Some of the asbestos insulation might have been removed at before September 11th, too.
From overlawyered.com archives.
Newsweek/MSNBC.. : "Subsequently, the asbestos was encapsulated in a honeycomb of plastic, and in the early '80s, after a 'fastidious, painstaking process,' it was entirely removed, he [Tozzoli] says. 'If they are finding asbestos in the ash, it is not coming from us.'"The Port Authority, the buildings' owner, engaged in prolonged litigation with asbestos manufacturers and its own insurers seeking to shift to them $600 million in costs of asbestos abatement. (British Asbestos Newsletter, Spring 1996, item #2; Mound, Cotton, Wollan & Greenglass, "What's New", "Cases").

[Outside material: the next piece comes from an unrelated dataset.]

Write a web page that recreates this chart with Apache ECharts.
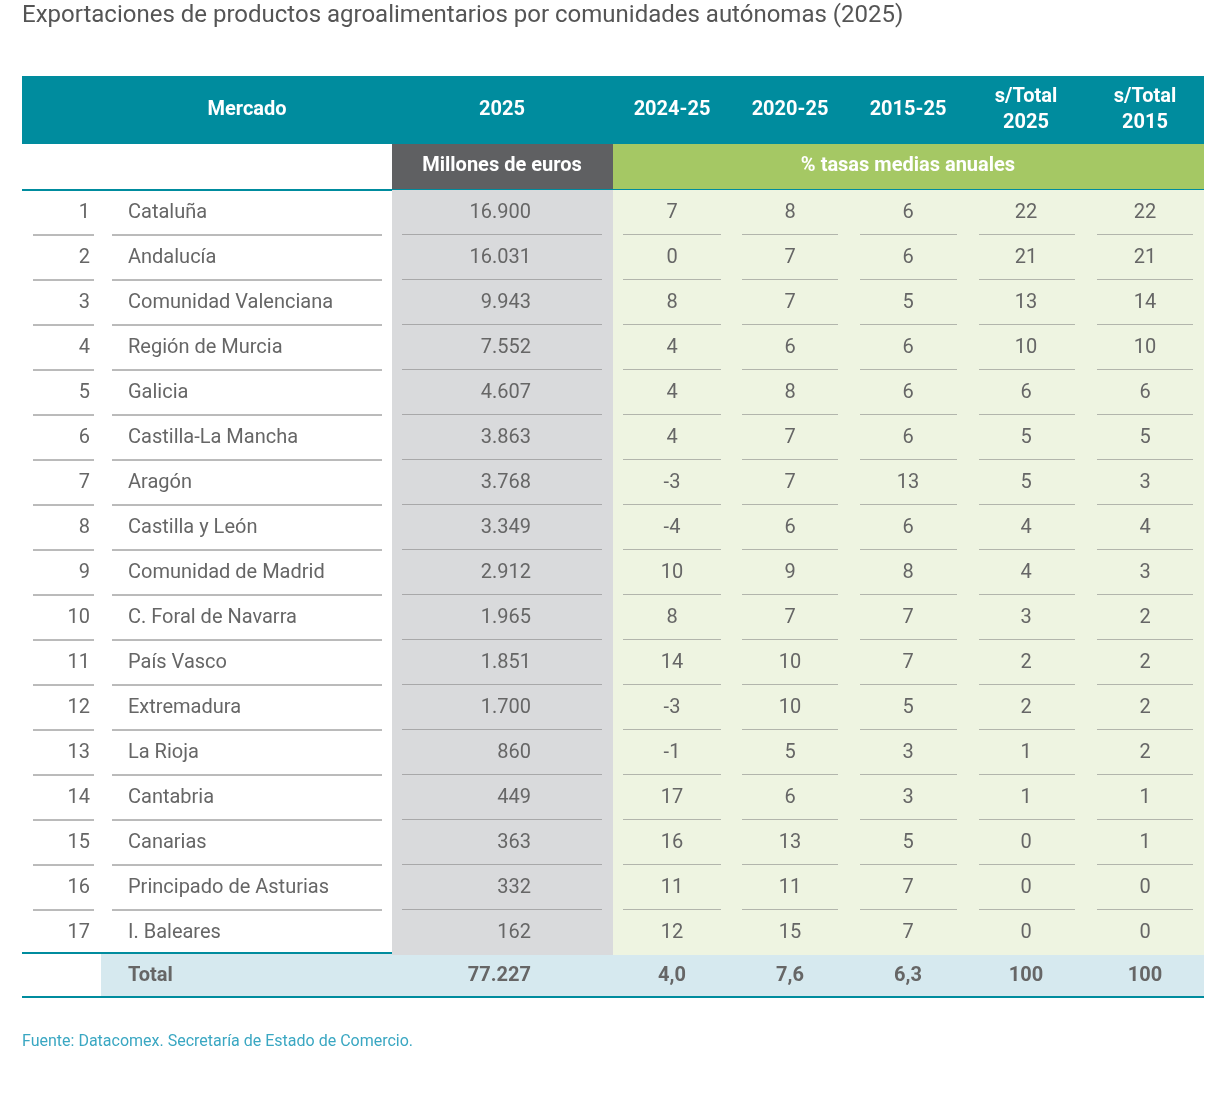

Reader Maximo Blake writes to say: "To the best of my knowledge a majority of the asbestos coating the beams and elsewhere was removed in the 1980s. My information comes from a Port Authority employee who supervised the removal."
Just to add a bit more complication, a web search reveals a relatively recent Sept. 12, 2000 entry from the Port Authority's Construction Advertisements Archive in which the authority solicits sealed bids for ongoing "Removal and Disposal of Vinyl Asbestos Floor Tiles and Other Incidental Asbestos-Containing Building Materials" at the WTC, with bids due October 17, 2000.
Not necessarily true.
Let's say you are driving a Ford Pinto in 1973. A drunk driver rear-ends your car, and the gas tank explodes, killing you. The drunk driver would not be the "only" one to blame for your death.
Your loved ones would blame the drunk driver and the people who designed the faulty gas tank.
Precisely. Another example is the ban on DDT, which has caused the deaths of a million people from malaria. Thank you, Rachel Carson. Indeed, it is a "Silent Spring" when your village has been wiped out by malaria.
Another example might be excessively stringent restrictions on arsenic in drinking water. You can waste millions of dollars achieving ridiculously low levels, and maybe save a couple of lives. But those millions of dollars might save thousands if spent in other ways. That is also an example of "opportunity cost".
Thank you. Your hurricane example is still valid, and it got me thinking.
Sometimes, there are materials that are too dangerous and need to be banned. Not always,but indeed sometimes.
Ooh, the plot thickens.
I went to the article at OverLawyered.com and tried to follow the link to the Port Authority directive. The link is broken. I wonder if anyone has a copy of this document?
Those planes were traveling at over 300 mph, and the pilots weren't that experienced. I'm surprised that they made two direct hits given those circumstances, let alone aim for some specific floor. If they tried to hit the base of the buildings, they would have had to fly over the other buildings then make a last moment dive, which is impossible given the speeds involved and the spacing of the surrounding buildings.